• [Entries from a dataset]
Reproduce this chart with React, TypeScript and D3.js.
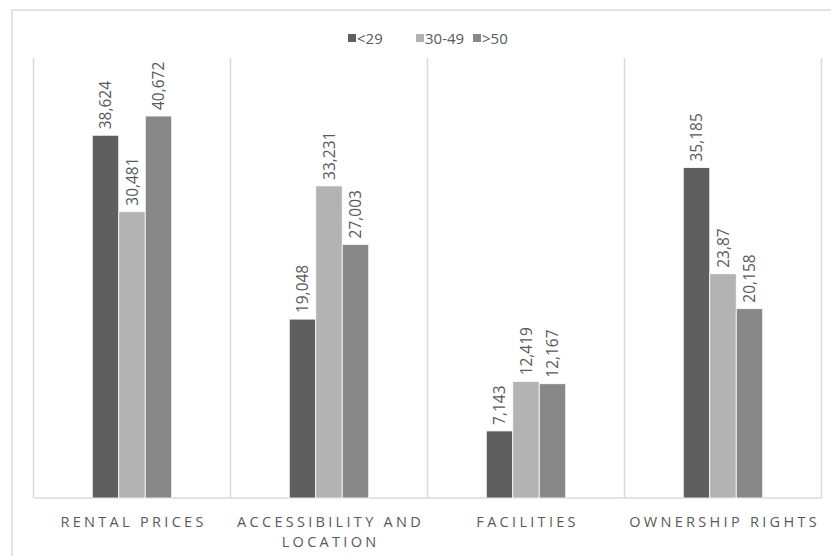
import React from "react";
import * as d3 from "d3";

const categories = ["RENTAL PRICES", "ACCESSIBILITY AND\nLOCATION", "FACILITIES", "OWNERSHIP RIGHTS"];
const seriesNames = ["<29", "30-49", ">50"];
const seriesColors = ["#5f5f5f", "#b3b3b3", "#888888"];
const under29 = [38.624, 19.048, 7.143, 35.185];
const from30to49 = [30.481, 33.231, 12.419, 23.87];
const over50 = [40.672, 27.003, 12.167, 20.158];
const seriesValues = [under29, from30to49, over50];

const W = 831;
const H = 556;
const plotLeft = 33.5;
const plotRight = 821.5;
const plotTop = 58;
const plotBottom = 498;

export default function App() {
  const x = d3.scaleBand<string>().domain(categories).range([plotLeft, plotRight]).paddingInner(0).paddingOuter(0);
  const y = d3.scaleLinear().domain([0, 46.85]).range([plotBottom, plotTop]);
  const bw = x.bandwidth();
  const barW = 26.5;
  const groupW = barW * 3;
  const fmt = (v: number) => v.toString().replace(".", ",");
  const font = "'Open Sans', 'Noto Sans', sans-serif";

  return (
    <svg width={W} height={H} style={{ position: "absolute", left: 0, top: 0, background: "#fff" }}>
      <rect x={12} y={10} width={900} height={600} fill="#fff" stroke="#d9d9d9" strokeWidth={1.5} />
      {categories.map((c, i) => (
        <line key={"s" + i} x1={x(c)!} x2={x(c)!} y1={plotTop} y2={plotBottom} stroke="#d9d9d9" strokeWidth={1.5} />
      ))}
      <line x1={plotRight} x2={plotRight} y1={plotTop} y2={plotBottom} stroke="#d9d9d9" strokeWidth={1.5} />
      <line x1={plotLeft} x2={plotRight} y1={plotBottom} y2={plotBottom} stroke="#d9d9d9" strokeWidth={1.5} />
      {categories.map((c, ci) => {
        const gx = x(c)! + (bw - groupW) / 2;
        return seriesValues.map((vals, si) => {
          const v = vals[ci];
          const bx = gx + si * barW;
          const by = y(v);
          const cx = bx + barW / 2;
          return (
            <g key={c + si}>
              <rect x={bx} y={by} width={barW} height={plotBottom - by} fill={seriesColors[si]} stroke="#ffffff" strokeWidth={0.8} />
              <text
                transform={`translate(${cx + 5.5},${by - 6}) rotate(-90)`}
                fontFamily={font}
                fontSize={15.5}
                fill="#595959"
                textAnchor="start"
              >
                {fmt(v)}
              </text>
            </g>
          );
        });
      })}
      {categories.map((c, ci) => {
        const lines = c.split("\n");
        const cx = x(c)! + bw / 2;
        return (
          <text key={"l" + ci} x={cx} y={527} textAnchor="middle" fontFamily={font} fontSize={14.5} fill="#595959" letterSpacing={3.3}>
            {lines.map((ln, li) => (
              <tspan key={li} x={cx + 1.6} dy={li === 0 ? 0 : 20}>{ln}</tspan>
            ))}
          </text>
        );
      })}
      {seriesNames.map((n, i) => {
        const lx = [348, 416, 473][i];
        return (
          <g key={"lg" + i}>
            <rect x={lx} y={34} width={8} height={8} fill={seriesColors[i]} />
            <text x={lx + 9} y={43.5} fontFamily={font} fontSize={15} fill="#595959">{n}</text>
          </g>
        );
      })}
    </svg>
  );
}
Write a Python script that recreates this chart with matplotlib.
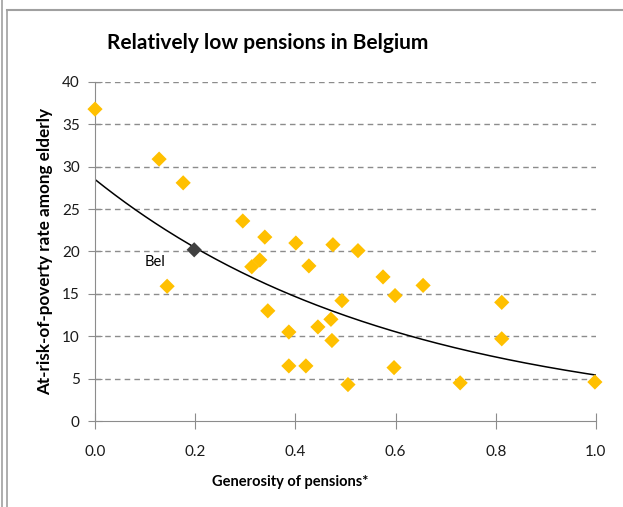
import numpy as np
import matplotlib
matplotlib.use("Agg")
import matplotlib.pyplot as plt
from matplotlib.lines import Line2D

# Generosity of pensions vs at-risk-of-poverty rate among elderly
generosity = [0.0, 0.128, 0.176, 0.295, 0.339, 0.401, 0.475, 0.525, 0.313, 0.329,
              0.427, 0.575, 0.655, 0.599, 0.493, 0.812, 0.144, 0.345, 0.387, 0.445,
              0.471, 0.473, 0.812, 0.387, 0.421, 0.597, 0.505, 0.729, 0.998]
poverty = [36.8, 30.9, 28.1, 23.6, 21.7, 21.0, 20.8, 20.1, 18.2, 19.0,
           18.3, 17.0, 16.0, 14.8, 14.2, 14.0, 15.9, 13.0, 10.5, 11.1,
           12.0, 9.5, 9.7, 6.5, 6.5, 6.3, 4.3, 4.5, 4.6]

bel_x, bel_y = 0.198, 20.2

# exponential trendline y = a * exp(b * x)
trend_a, trend_b = 28.5, -1.66

plt.rcParams['font.family'] = ['Lato', 'DejaVu Sans']

fig = plt.figure(figsize=(6.23, 5.07), dpi=100)

# frame lines like the screenshot border
fig.add_artist(Line2D([0.004, 0.004], [0, 1], color="#a0a0a0", lw=1.2))
fig.add_artist(Line2D([0.012, 0.012], [0, 0.981], color="#a0a0a0", lw=1.2))
fig.add_artist(Line2D([0.012, 1.0], [0.981, 0.981], color="#a0a0a0", lw=1.5))

ax = fig.add_axes([0.1525, 0.1696, 0.804, 0.6687])

ax.set_xlim(0, 1.0)
ax.set_ylim(0, 40)
ax.set_xticks(np.arange(0, 1.01, 0.2))
ax.set_xticklabels([f"{v:.1f}" for v in np.arange(0, 1.01, 0.2)])
ax.set_yticks(range(0, 41, 5))

for y in range(5, 41, 5):
    ax.axhline(y, color="#8c8c8c", lw=1, ls=(0, (4, 3)), zorder=0)

xs = np.linspace(0, 1, 200)
ax.plot(xs, trend_a * np.exp(trend_b * xs), color="black", lw=1.1, zorder=2)

ax.scatter(generosity, poverty, marker="D", s=60, color="#FFC000", edgecolors="none",
           zorder=3, clip_on=False)
ax.scatter([bel_x], [bel_y], marker="D", s=60, color="#404040", edgecolors="none",
           zorder=4)
ax.text(0.12, 18.8, "Bel", fontsize=10.5, ha="center", va="center")

for side in ["top", "right"]:
    ax.spines[side].set_visible(False)
for side in ["left", "bottom"]:
    ax.spines[side].set_color("#8c8c8c")
ax.tick_params(axis="both", colors="#8c8c8c", labelcolor="#1a1a1a", labelsize=11)
ax.tick_params(axis="y", direction="inout", length=10, pad=6)
ax.tick_params(axis="x", direction="inout", length=12, pad=11)

ax.set_xlabel("Generosity of pensions*", fontsize=10.5, fontweight="bold")
ax.xaxis.set_label_coords(0.39, -0.158)
ax.set_ylabel("At-risk-of-poverty rate among elderly", fontsize=12.3, fontweight="bold")
ax.yaxis.set_label_coords(-0.083, 0.5)

fig.text(0.429, 0.915, "Relatively low pensions in Belgium", fontsize=15,
         fontweight="bold", ha="center", va="center")

fig.savefig("out.png", dpi=100)
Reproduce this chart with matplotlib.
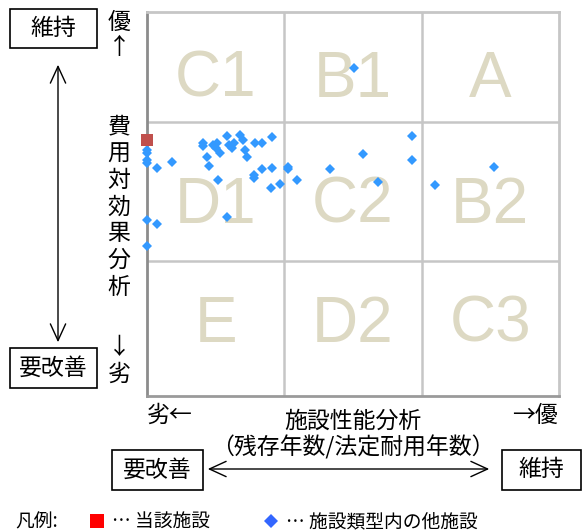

• [YOUR INSTRUCTIONS] Above are the records; repeat their lines from the first through the line containing "const seriesValues = [under29, from30to49, over50];", and leave out each picture.

• [TASK RESPONSE]
Reproduce this chart with React, TypeScript and D3.js.
import React from "react";
import * as d3 from "d3";

const categories = ["RENTAL PRICES", "ACCESSIBILITY AND\nLOCATION", "FACILITIES", "OWNERSHIP RIGHTS"];
const seriesNames = ["<29", "30-49", ">50"];
const seriesColors = ["#5f5f5f", "#b3b3b3", "#888888"];
const under29 = [38.624, 19.048, 7.143, 35.185];
const from30to49 = [30.481, 33.231, 12.419, 23.87];
const over50 = [40.672, 27.003, 12.167, 20.158];
const seriesValues = [under29, from30to49, over50];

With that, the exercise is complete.